What these companies have in common is that they derive pricing power from intangible assets like intellectual property or branding. It is currently standard multinational practice to hold brands in legal wrappers in low-tax countries such as Ireland, and then lease them to operations in higher-tax countries like France. Called ‘transfer pricing’, this wheeze has the effect of reducing profits in France and increasing them in Ireland. Another trick, popular with technology companies, involves employing marketing teams in London to negotiate sales with UK clients, but to register those sales from a call centre in Dublin.
Companies draw on the economic strength of a given country to make profits, and it is only reasonable that those profits are taxed in that country. It is hardly news that multinationals’ tax strategies fail to pass this common-sense test. What is new is wide-spread public indignation. We happily turned a blind eye when government budgets were expanding. Since 2010, however, Mr Osborne has only been able to justify his swingeing budget cuts – which will continue to 2020 if his party remains in power – in combination with assurances that big business will pay its ‘fair share’. The diverted profits tax is the latest of these assurances.
Transparently political as the move is, it is hard not to support it in principle. The problem is instead with the timing: Mr Osborne has jumped the gun.
The Organisation of Economic Cooperation and Development (OECD) is already looking in depth at the taxation of multinationals. The project on Base Erosion and Profit Shifting, or BEPS, was launched by the G20 group of nations in 2012. An Action Plan was released last year, and some provisional ideas published in September, but the final report isn’t due until December 2015. Bill Dodwell, head of tax policy at Deloitte, expects new rules “in 2016 at the earliest, and more likely in 2017”.
It is not clear how Mr Osborne’s new tax fits with the OECD proposals. Few details were given: only a tax rate of 25 per cent, a start date of 1 April 2015 and estimates of what it might raise: £25m in 2015-16, then £270m, £360m, £345m and £355m in the years to 2020. What kind of model underpins these seemingly random numbers is anybody’s guess.
The risk is that the UK takes one route and the OECD another. This might introduce problems of double taxation, and would almost certainly create complexity just as the G20 is working to reduce it – on the basis that it is complexity that allows multinationals to play systems off against each other. It goes without saying that the taxation of multinationals requires multinational agreement.

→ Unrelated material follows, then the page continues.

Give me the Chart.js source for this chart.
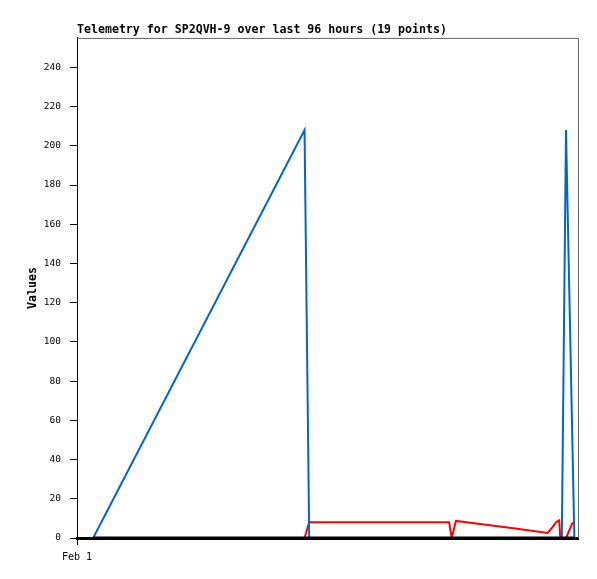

Whatever the Chancellor has in mind, taxes on multinationals will rise, reckons Mr Dodwell. The OECD’s preliminary conclusions point towards the principle of taxing profits not based on where sales are legally transacted – which digital business models have made irrelevant – but on the location of marketing operations. Where staff are based, and the kind of role they perform, will become more important than the location of a legal corporate entity. That will favour global ‘talent’ centres like London or New York over tax havens in the Caribbean. Interestingly, however, officials have already moved away from the initial idea of a separate tax regime for technology companies. A ‘Google tax’ is not on the cards.
Everyone agrees the current international system – rooted in a past when companies had more tangible than intangible assets, and more physical than virtual points of sale – needs reform. What is less clear is whether Britain’s multinationals, for all their complex arrangements, actually get away with paying outrageously little tax. Unilever’s effective corporate tax rate has been 26 per cent for the past three years. So was SABMiller’s (SAB) in the first half. Reckitt’s was 22 per cent, down from 26 per cent. Of the big consumer-goods groups, only Diageo’s tax rate seems low, at 17 per cent.
If tax rates rise, investors will be the ultimate losers. Mr Osborne is dishing out tax-breaks to Isa-holders with one hand, but clawing them back with the other. Such are the paradoxes of austerity politics.